Thursday, November 22, 2018

GCP : Ways to interact with GCP services



There are basically three different ways to interact with GCP.

1. Google Cloud platform Console

One create a new project, or choose an existing project, and use the resources that you create in the context of that project. You can create multiple projects, so you can use projects to separate your work in whatever way makes sense for you. For example, you might start a new project if you want to make sure only certain team members can access the resources in that project, while all team members can continue to access resources in another project.

2. Command line interface
The Google Cloud SDK provided gcloud tool which gives the commands we need. This tool can be used for managing the development workflow and GCP resources.
GCP also provides cloudshell a browser based interactive shell environment for GCP. The cloud shell can be used from GCP console.

The cloud shell provides basically the below

1. A temporary compute engine
2. Command line access to the instance from a web browser
3. A built in code editor
4. Persistant disk storage upto 5 GB
5. Pre-installed Google SDK and and other tools
6. Language support for Java and, Go, Python, Node.js, PHP, Ruby, and .NET
7. Web Preview functionality
8. Built in authorization to access resources

3. Client libraries

Client libraries are part of Google cloud SDK and it enable one to easily create and manage resources.

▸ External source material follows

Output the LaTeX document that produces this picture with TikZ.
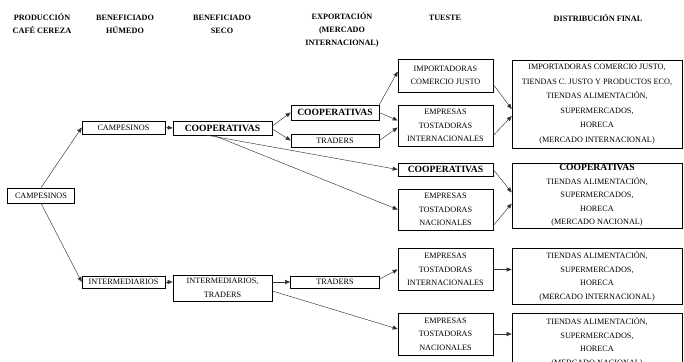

GCP client libraries expose APIs for two main purposes:

 a. App APIs provide access to services. App APIs are optimized for supported languages, such as Node.js and Python. The libraries are designed around service metaphors, so one can work with the services more naturally and write less boilerplate code. The libraries also provide helpers for authentication and authorization.

 b. Admin APIs offer functionality for resource management. For example, you can use admin APIs if you want to build your own automated tools.

One also can use the Google API client libraries to access APIs for products such as Google Maps, Google Drive, and YouTube.